Rows from a dataset of charts and code:
# # #

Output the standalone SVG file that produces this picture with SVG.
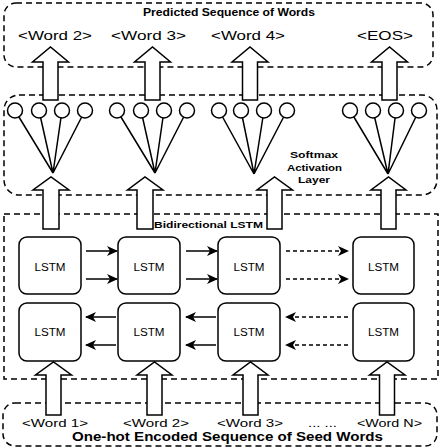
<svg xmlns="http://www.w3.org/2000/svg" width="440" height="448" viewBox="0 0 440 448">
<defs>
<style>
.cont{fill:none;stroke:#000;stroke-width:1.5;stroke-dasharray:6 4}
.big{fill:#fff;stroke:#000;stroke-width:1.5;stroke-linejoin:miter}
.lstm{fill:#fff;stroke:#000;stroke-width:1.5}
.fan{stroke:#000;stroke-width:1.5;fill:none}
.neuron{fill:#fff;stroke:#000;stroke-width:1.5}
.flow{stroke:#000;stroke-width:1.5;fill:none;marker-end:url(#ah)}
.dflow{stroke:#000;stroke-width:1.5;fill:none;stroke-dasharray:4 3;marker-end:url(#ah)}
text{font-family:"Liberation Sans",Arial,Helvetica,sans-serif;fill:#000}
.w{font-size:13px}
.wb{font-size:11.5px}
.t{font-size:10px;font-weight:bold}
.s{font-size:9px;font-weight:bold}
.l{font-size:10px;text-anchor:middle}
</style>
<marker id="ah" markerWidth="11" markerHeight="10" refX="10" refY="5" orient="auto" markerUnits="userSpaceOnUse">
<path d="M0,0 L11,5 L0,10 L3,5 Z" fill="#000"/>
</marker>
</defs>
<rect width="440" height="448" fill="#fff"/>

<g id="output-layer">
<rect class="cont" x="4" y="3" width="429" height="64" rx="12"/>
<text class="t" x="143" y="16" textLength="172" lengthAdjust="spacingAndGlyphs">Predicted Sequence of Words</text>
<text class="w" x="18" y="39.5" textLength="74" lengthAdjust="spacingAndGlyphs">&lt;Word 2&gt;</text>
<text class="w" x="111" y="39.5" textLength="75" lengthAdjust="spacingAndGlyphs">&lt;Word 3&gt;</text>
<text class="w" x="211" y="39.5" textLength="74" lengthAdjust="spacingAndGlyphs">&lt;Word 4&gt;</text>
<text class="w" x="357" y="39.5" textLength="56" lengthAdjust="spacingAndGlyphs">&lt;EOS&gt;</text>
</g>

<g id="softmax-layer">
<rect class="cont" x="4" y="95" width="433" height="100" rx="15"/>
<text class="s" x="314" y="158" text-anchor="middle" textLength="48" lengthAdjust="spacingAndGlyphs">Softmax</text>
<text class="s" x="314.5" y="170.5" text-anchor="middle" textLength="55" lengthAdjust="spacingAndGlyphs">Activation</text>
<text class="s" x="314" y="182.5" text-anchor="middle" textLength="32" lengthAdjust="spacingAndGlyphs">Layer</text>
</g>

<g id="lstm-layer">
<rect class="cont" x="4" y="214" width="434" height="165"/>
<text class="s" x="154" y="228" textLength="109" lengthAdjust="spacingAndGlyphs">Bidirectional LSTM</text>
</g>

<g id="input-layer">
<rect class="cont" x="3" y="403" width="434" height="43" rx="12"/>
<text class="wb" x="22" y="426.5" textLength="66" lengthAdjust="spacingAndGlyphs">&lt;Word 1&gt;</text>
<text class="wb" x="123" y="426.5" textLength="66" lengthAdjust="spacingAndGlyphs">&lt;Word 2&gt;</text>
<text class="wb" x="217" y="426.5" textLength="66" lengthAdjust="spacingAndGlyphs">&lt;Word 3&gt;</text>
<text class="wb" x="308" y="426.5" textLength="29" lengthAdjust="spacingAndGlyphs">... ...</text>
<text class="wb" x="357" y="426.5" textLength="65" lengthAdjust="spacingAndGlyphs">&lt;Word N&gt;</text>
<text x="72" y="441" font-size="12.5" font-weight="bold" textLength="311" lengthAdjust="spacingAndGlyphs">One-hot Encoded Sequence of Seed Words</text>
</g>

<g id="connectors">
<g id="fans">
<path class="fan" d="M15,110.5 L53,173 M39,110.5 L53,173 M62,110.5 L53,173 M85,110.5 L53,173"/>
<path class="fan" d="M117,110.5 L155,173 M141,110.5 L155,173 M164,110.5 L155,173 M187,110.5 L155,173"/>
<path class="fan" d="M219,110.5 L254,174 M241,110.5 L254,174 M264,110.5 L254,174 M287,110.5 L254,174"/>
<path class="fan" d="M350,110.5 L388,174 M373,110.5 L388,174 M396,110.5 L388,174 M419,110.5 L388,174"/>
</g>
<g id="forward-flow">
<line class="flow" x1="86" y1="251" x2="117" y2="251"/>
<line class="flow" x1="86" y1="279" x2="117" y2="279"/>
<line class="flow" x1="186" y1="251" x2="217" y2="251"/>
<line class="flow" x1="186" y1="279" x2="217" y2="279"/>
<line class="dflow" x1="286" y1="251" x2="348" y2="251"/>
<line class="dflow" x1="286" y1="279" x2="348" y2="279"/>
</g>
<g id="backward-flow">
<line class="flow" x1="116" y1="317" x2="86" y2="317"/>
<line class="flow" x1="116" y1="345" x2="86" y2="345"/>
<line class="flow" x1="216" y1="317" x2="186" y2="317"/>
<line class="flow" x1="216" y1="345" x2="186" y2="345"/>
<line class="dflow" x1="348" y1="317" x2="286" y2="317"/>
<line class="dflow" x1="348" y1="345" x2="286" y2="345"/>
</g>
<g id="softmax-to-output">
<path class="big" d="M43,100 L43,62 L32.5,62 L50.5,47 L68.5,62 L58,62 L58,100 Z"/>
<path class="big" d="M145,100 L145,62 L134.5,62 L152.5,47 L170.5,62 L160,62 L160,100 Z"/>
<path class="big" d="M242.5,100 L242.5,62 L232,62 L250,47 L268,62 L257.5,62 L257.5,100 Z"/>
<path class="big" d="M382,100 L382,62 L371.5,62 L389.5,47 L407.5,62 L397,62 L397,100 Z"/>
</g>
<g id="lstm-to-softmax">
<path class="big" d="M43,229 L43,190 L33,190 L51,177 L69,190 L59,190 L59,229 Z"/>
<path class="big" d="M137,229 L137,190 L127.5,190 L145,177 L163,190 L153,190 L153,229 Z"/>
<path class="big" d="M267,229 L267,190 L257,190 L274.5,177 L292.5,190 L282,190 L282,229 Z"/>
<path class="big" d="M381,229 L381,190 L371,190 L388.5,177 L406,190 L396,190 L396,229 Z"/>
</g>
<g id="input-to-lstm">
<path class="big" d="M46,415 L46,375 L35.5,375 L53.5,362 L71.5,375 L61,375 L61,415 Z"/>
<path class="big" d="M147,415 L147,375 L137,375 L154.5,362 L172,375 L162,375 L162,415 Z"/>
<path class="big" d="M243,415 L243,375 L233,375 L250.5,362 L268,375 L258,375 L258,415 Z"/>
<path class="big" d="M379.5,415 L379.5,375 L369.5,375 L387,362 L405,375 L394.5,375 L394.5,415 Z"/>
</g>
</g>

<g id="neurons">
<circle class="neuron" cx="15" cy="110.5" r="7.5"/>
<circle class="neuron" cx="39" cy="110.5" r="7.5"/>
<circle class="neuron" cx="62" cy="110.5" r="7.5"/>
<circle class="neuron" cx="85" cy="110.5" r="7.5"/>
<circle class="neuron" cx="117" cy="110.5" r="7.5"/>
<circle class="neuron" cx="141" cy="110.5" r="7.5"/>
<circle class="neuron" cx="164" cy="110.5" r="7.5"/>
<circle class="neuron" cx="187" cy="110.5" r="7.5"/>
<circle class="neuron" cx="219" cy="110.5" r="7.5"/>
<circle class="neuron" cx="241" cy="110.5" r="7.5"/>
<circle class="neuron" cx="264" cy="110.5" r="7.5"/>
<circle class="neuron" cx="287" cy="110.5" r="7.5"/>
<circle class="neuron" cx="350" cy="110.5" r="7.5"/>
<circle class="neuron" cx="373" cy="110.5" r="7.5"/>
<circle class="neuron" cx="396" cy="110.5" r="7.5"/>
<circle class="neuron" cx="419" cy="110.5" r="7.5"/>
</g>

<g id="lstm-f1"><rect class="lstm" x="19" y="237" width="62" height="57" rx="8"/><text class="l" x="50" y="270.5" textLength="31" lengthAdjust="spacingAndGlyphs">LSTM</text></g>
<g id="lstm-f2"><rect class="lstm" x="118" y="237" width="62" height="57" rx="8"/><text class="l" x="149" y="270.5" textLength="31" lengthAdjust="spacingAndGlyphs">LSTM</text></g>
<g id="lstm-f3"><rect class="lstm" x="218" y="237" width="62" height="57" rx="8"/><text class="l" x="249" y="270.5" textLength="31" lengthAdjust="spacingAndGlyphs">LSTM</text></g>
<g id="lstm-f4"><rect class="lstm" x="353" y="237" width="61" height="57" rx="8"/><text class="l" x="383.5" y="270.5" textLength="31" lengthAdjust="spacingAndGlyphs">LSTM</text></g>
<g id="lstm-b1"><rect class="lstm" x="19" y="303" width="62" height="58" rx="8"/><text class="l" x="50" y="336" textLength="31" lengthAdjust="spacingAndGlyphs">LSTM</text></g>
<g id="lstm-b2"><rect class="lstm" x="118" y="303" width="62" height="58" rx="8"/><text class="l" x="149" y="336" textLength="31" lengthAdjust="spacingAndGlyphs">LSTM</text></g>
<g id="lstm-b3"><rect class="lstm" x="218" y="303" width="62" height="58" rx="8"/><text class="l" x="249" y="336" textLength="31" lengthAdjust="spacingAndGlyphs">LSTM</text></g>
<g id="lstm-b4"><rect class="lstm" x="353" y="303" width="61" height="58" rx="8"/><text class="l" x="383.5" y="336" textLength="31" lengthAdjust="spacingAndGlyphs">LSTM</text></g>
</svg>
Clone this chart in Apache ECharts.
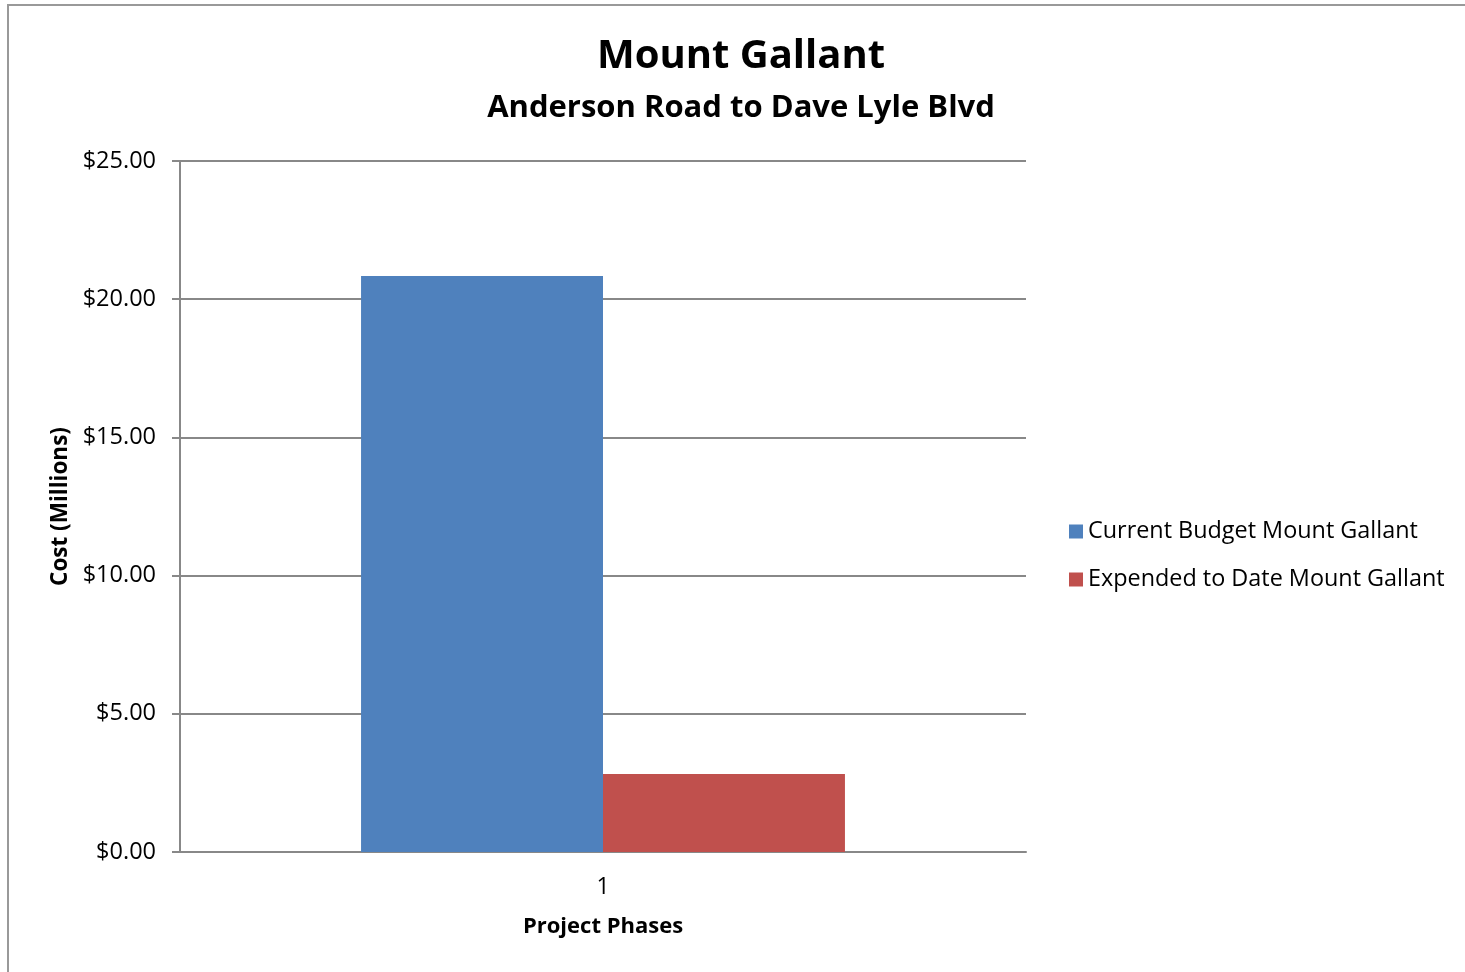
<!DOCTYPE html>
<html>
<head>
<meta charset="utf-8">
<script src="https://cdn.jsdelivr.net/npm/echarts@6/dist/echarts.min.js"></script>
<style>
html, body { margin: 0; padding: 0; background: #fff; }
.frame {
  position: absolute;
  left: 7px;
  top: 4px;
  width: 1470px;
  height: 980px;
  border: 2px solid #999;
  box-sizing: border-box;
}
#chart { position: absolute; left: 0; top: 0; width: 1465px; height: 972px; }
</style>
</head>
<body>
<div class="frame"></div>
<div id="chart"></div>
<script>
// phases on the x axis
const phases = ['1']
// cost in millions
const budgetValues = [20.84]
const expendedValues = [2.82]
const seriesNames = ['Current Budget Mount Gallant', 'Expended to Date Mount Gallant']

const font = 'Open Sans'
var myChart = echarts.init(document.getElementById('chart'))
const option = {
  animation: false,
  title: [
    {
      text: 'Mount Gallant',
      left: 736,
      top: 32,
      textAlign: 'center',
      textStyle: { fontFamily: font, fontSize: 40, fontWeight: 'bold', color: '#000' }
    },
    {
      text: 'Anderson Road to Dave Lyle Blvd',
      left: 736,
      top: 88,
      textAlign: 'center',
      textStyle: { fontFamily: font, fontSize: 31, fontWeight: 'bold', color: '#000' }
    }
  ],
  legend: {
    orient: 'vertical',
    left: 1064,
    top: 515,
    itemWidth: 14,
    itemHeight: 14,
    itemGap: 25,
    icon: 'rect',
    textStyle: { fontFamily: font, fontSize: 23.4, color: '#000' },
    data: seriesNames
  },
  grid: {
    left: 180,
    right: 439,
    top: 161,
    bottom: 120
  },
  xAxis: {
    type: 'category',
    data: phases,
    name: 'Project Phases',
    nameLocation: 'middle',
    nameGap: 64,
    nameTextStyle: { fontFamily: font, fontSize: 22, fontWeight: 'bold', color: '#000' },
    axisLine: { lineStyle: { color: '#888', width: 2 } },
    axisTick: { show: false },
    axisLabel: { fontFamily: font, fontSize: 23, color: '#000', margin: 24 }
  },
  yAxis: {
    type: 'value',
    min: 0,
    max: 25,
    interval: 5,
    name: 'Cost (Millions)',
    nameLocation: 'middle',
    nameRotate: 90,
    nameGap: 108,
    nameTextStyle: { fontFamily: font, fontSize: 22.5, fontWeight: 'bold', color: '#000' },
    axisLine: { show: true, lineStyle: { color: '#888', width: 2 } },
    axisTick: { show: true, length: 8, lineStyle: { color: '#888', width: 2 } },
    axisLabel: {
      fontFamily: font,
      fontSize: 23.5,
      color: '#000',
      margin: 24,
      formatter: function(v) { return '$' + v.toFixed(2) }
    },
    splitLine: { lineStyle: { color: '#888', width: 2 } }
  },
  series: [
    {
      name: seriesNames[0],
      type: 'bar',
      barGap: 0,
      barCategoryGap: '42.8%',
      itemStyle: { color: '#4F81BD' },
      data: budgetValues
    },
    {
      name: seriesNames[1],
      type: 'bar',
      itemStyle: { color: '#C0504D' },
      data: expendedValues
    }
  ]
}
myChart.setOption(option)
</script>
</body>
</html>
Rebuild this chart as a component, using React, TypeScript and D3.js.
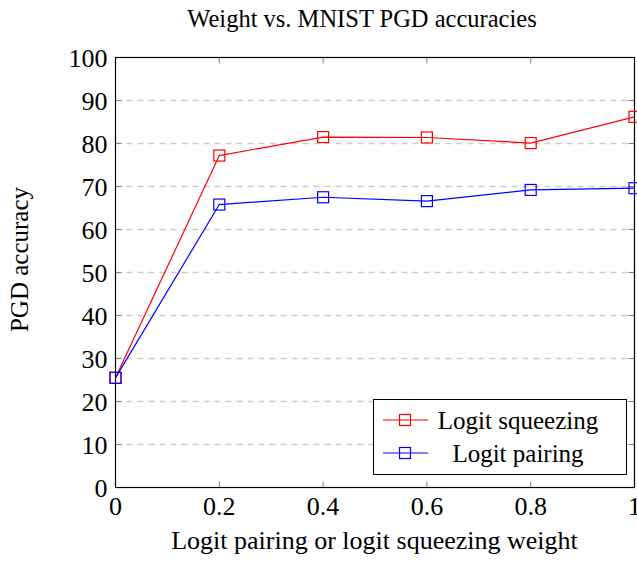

# # #

■ **What you have to do**: Every line that holds the string "this" should be returned.

■ **Result below**:
Output the standalone SVG file that produces this picture with SVG.
Clone this chart in Apache ECharts.
Rebuild this chart as a component, using React, TypeScript and D3.js.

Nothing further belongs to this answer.